## Start Information supplied

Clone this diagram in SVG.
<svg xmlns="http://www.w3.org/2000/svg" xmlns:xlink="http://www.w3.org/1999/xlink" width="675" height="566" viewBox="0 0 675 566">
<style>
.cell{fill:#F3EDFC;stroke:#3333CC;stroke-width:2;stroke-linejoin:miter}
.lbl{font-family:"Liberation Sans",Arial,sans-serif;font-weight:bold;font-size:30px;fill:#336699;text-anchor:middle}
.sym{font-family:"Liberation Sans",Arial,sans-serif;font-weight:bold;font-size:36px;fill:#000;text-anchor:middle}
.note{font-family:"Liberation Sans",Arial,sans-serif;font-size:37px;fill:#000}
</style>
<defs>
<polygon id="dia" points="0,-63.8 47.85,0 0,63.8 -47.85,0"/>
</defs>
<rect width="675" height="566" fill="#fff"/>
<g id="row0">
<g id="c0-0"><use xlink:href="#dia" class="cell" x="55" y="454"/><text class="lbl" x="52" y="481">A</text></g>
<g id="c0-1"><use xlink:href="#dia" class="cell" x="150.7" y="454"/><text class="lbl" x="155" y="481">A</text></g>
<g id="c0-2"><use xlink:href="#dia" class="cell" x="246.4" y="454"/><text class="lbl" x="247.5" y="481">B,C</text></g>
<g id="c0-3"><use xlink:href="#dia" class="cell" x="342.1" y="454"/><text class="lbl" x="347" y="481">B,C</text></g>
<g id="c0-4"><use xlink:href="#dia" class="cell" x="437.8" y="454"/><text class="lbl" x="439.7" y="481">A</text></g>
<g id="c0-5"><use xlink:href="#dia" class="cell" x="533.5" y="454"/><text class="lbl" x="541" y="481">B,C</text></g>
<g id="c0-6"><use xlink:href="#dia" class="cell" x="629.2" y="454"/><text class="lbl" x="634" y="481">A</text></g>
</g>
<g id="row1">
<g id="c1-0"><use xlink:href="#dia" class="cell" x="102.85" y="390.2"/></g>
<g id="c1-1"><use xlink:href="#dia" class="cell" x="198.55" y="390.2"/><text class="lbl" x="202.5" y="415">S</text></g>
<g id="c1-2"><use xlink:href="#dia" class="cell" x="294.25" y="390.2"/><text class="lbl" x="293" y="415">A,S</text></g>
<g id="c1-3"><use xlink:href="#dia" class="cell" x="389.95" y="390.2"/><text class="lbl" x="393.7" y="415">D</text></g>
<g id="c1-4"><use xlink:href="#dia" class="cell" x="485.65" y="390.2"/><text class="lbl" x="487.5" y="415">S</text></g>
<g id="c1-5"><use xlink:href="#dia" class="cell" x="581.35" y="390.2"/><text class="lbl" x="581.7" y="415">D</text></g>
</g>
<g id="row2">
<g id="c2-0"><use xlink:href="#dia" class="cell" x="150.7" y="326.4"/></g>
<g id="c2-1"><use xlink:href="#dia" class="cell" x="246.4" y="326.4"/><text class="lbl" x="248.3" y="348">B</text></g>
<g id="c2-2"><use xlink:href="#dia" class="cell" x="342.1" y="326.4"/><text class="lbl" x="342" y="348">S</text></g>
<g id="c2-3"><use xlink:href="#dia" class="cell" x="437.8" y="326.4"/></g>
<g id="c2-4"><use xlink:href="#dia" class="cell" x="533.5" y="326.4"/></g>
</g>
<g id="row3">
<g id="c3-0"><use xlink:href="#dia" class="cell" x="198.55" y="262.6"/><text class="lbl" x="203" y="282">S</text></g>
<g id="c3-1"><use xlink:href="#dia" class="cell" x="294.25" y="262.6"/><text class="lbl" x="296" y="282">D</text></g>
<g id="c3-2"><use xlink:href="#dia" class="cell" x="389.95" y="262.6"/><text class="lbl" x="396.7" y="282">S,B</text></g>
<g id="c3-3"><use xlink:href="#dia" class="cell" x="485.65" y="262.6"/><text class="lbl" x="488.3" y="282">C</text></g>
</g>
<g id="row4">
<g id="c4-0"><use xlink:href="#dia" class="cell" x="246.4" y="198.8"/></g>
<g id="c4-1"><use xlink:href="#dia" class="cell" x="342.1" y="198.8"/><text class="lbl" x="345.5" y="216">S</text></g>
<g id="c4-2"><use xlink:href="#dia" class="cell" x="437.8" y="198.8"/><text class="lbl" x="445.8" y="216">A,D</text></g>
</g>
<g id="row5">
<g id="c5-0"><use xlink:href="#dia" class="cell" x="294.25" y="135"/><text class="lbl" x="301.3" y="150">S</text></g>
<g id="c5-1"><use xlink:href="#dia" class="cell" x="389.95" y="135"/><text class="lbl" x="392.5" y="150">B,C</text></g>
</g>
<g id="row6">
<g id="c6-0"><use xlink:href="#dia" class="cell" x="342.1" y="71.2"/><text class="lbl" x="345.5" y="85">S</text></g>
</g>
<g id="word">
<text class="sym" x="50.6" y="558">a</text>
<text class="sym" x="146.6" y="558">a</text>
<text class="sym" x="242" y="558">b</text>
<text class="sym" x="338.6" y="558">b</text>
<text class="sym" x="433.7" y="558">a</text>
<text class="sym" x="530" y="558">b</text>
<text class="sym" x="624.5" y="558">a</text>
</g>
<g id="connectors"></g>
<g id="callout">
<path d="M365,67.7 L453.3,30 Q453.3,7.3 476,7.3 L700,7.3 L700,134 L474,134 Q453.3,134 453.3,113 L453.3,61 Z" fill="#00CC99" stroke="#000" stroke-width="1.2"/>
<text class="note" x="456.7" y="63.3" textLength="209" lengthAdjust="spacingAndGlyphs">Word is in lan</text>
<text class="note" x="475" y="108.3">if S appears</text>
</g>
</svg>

## End Information supplied

_Required work_
Return the lines above exactly, keeping every word.

_Solution for this problem_
Clone this diagram in SVG.
<svg xmlns="http://www.w3.org/2000/svg" xmlns:xlink="http://www.w3.org/1999/xlink" width="675" height="566" viewBox="0 0 675 566">
<style>
.cell{fill:#F3EDFC;stroke:#3333CC;stroke-width:2;stroke-linejoin:miter}
.lbl{font-family:"Liberation Sans",Arial,sans-serif;font-weight:bold;font-size:30px;fill:#336699;text-anchor:middle}
.sym{font-family:"Liberation Sans",Arial,sans-serif;font-weight:bold;font-size:36px;fill:#000;text-anchor:middle}
.note{font-family:"Liberation Sans",Arial,sans-serif;font-size:37px;fill:#000}
</style>
<defs>
<polygon id="dia" points="0,-63.8 47.85,0 0,63.8 -47.85,0"/>
</defs>
<rect width="675" height="566" fill="#fff"/>
<g id="row0">
<g id="c0-0"><use xlink:href="#dia" class="cell" x="55" y="454"/><text class="lbl" x="52" y="481">A</text></g>
<g id="c0-1"><use xlink:href="#dia" class="cell" x="150.7" y="454"/><text class="lbl" x="155" y="481">A</text></g>
<g id="c0-2"><use xlink:href="#dia" class="cell" x="246.4" y="454"/><text class="lbl" x="247.5" y="481">B,C</text></g>
<g id="c0-3"><use xlink:href="#dia" class="cell" x="342.1" y="454"/><text class="lbl" x="347" y="481">B,C</text></g>
<g id="c0-4"><use xlink:href="#dia" class="cell" x="437.8" y="454"/><text class="lbl" x="439.7" y="481">A</text></g>
<g id="c0-5"><use xlink:href="#dia" class="cell" x="533.5" y="454"/><text class="lbl" x="541" y="481">B,C</text></g>
<g id="c0-6"><use xlink:href="#dia" class="cell" x="629.2" y="454"/><text class="lbl" x="634" y="481">A</text></g>
</g>
<g id="row1">
<g id="c1-0"><use xlink:href="#dia" class="cell" x="102.85" y="390.2"/></g>
<g id="c1-1"><use xlink:href="#dia" class="cell" x="198.55" y="390.2"/><text class="lbl" x="202.5" y="415">S</text></g>
<g id="c1-2"><use xlink:href="#dia" class="cell" x="294.25" y="390.2"/><text class="lbl" x="293" y="415">A,S</text></g>
<g id="c1-3"><use xlink:href="#dia" class="cell" x="389.95" y="390.2"/><text class="lbl" x="393.7" y="415">D</text></g>
<g id="c1-4"><use xlink:href="#dia" class="cell" x="485.65" y="390.2"/><text class="lbl" x="487.5" y="415">S</text></g>
<g id="c1-5"><use xlink:href="#dia" class="cell" x="581.35" y="390.2"/><text class="lbl" x="581.7" y="415">D</text></g>
</g>
<g id="row2">
<g id="c2-0"><use xlink:href="#dia" class="cell" x="150.7" y="326.4"/></g>
<g id="c2-1"><use xlink:href="#dia" class="cell" x="246.4" y="326.4"/><text class="lbl" x="248.3" y="348">B</text></g>
<g id="c2-2"><use xlink:href="#dia" class="cell" x="342.1" y="326.4"/><text class="lbl" x="342" y="348">S</text></g>
<g id="c2-3"><use xlink:href="#dia" class="cell" x="437.8" y="326.4"/></g>
<g id="c2-4"><use xlink:href="#dia" class="cell" x="533.5" y="326.4"/></g>
</g>
<g id="row3">
<g id="c3-0"><use xlink:href="#dia" class="cell" x="198.55" y="262.6"/><text class="lbl" x="203" y="282">S</text></g>
<g id="c3-1"><use xlink:href="#dia" class="cell" x="294.25" y="262.6"/><text class="lbl" x="296" y="282">D</text></g>
<g id="c3-2"><use xlink:href="#dia" class="cell" x="389.95" y="262.6"/><text class="lbl" x="396.7" y="282">S,B</text></g>
<g id="c3-3"><use xlink:href="#dia" class="cell" x="485.65" y="262.6"/><text class="lbl" x="488.3" y="282">C</text></g>
</g>
<g id="row4">
<g id="c4-0"><use xlink:href="#dia" class="cell" x="246.4" y="198.8"/></g>
<g id="c4-1"><use xlink:href="#dia" class="cell" x="342.1" y="198.8"/><text class="lbl" x="345.5" y="216">S</text></g>
<g id="c4-2"><use xlink:href="#dia" class="cell" x="437.8" y="198.8"/><text class="lbl" x="445.8" y="216">A,D</text></g>
</g>
<g id="row5">
<g id="c5-0"><use xlink:href="#dia" class="cell" x="294.25" y="135"/><text class="lbl" x="301.3" y="150">S</text></g>
<g id="c5-1"><use xlink:href="#dia" class="cell" x="389.95" y="135"/><text class="lbl" x="392.5" y="150">B,C</text></g>
</g>
<g id="row6">
<g id="c6-0"><use xlink:href="#dia" class="cell" x="342.1" y="71.2"/><text class="lbl" x="345.5" y="85">S</text></g>
</g>
<g id="word">
<text class="sym" x="50.6" y="558">a</text>
<text class="sym" x="146.6" y="558">a</text>
<text class="sym" x="242" y="558">b</text>
<text class="sym" x="338.6" y="558">b</text>
<text class="sym" x="433.7" y="558">a</text>
<text class="sym" x="530" y="558">b</text>
<text class="sym" x="624.5" y="558">a</text>
</g>
<g id="connectors"></g>
<g id="callout">
<path d="M365,67.7 L453.3,30 Q453.3,7.3 476,7.3 L700,7.3 L700,134 L474,134 Q453.3,134 453.3,113 L453.3,61 Z" fill="#00CC99" stroke="#000" stroke-width="1.2"/>
<text class="note" x="456.7" y="63.3" textLength="209" lengthAdjust="spacingAndGlyphs">Word is in lan</text>
<text class="note" x="475" y="108.3">if S appears</text>
</g>
</svg>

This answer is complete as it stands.